> **Dataset excerpt**

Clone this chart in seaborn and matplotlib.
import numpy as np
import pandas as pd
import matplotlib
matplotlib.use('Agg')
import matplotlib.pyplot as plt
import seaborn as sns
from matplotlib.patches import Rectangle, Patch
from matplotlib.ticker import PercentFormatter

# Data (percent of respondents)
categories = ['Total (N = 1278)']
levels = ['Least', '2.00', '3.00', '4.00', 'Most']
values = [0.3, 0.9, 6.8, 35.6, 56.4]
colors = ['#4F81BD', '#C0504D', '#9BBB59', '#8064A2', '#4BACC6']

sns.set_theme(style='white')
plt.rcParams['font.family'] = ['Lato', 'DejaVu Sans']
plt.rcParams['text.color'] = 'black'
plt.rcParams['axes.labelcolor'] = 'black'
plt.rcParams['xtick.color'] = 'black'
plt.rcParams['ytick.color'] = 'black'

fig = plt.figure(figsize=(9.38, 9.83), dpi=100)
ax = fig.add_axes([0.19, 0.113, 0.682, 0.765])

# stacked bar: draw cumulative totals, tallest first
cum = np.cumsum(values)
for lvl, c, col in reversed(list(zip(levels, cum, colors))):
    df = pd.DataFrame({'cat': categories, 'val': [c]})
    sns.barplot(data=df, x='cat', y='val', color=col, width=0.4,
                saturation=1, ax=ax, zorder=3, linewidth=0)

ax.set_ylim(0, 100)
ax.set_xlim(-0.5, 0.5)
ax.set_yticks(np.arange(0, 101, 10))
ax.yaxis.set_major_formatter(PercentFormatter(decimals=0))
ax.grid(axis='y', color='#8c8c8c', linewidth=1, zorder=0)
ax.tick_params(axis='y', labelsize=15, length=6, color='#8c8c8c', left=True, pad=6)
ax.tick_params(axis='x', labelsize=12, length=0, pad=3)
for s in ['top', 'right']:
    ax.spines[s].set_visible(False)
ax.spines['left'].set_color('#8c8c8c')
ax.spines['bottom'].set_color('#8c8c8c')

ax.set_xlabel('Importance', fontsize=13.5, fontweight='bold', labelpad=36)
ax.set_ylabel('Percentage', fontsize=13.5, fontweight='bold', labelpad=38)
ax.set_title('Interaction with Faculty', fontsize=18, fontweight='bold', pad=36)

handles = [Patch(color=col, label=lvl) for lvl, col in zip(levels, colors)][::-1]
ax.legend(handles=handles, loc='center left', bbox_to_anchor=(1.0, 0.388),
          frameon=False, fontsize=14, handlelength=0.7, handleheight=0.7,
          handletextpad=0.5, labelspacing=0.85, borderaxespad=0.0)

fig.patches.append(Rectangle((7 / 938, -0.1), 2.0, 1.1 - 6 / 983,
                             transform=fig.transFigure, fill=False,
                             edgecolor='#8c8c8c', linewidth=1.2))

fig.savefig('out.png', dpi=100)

> **Objective**
Nothing should be left out: repeat all of the data exactly.

> **The output**
Clone this chart in seaborn and matplotlib.
import numpy as np
import pandas as pd
import matplotlib
matplotlib.use('Agg')
import matplotlib.pyplot as plt
import seaborn as sns
from matplotlib.patches import Rectangle, Patch
from matplotlib.ticker import PercentFormatter

# Data (percent of respondents)
categories = ['Total (N = 1278)']
levels = ['Least', '2.00', '3.00', '4.00', 'Most']
values = [0.3, 0.9, 6.8, 35.6, 56.4]
colors = ['#4F81BD', '#C0504D', '#9BBB59', '#8064A2', '#4BACC6']

sns.set_theme(style='white')
plt.rcParams['font.family'] = ['Lato', 'DejaVu Sans']
plt.rcParams['text.color'] = 'black'
plt.rcParams['axes.labelcolor'] = 'black'
plt.rcParams['xtick.color'] = 'black'
plt.rcParams['ytick.color'] = 'black'

fig = plt.figure(figsize=(9.38, 9.83), dpi=100)
ax = fig.add_axes([0.19, 0.113, 0.682, 0.765])

# stacked bar: draw cumulative totals, tallest first
cum = np.cumsum(values)
for lvl, c, col in reversed(list(zip(levels, cum, colors))):
    df = pd.DataFrame({'cat': categories, 'val': [c]})
    sns.barplot(data=df, x='cat', y='val', color=col, width=0.4,
                saturation=1, ax=ax, zorder=3, linewidth=0)

ax.set_ylim(0, 100)
ax.set_xlim(-0.5, 0.5)
ax.set_yticks(np.arange(0, 101, 10))
ax.yaxis.set_major_formatter(PercentFormatter(decimals=0))
ax.grid(axis='y', color='#8c8c8c', linewidth=1, zorder=0)
ax.tick_params(axis='y', labelsize=15, length=6, color='#8c8c8c', left=True, pad=6)
ax.tick_params(axis='x', labelsize=12, length=0, pad=3)
for s in ['top', 'right']:
    ax.spines[s].set_visible(False)
ax.spines['left'].set_color('#8c8c8c')
ax.spines['bottom'].set_color('#8c8c8c')

ax.set_xlabel('Importance', fontsize=13.5, fontweight='bold', labelpad=36)
ax.set_ylabel('Percentage', fontsize=13.5, fontweight='bold', labelpad=38)
ax.set_title('Interaction with Faculty', fontsize=18, fontweight='bold', pad=36)

handles = [Patch(color=col, label=lvl) for lvl, col in zip(levels, colors)][::-1]
ax.legend(handles=handles, loc='center left', bbox_to_anchor=(1.0, 0.388),
          frameon=False, fontsize=14, handlelength=0.7, handleheight=0.7,
          handletextpad=0.5, labelspacing=0.85, borderaxespad=0.0)

fig.patches.append(Rectangle((7 / 938, -0.1), 2.0, 1.1 - 6 / 983,
                             transform=fig.transFigure, fill=False,
                             edgecolor='#8c8c8c', linewidth=1.2))

fig.savefig('out.png', dpi=100)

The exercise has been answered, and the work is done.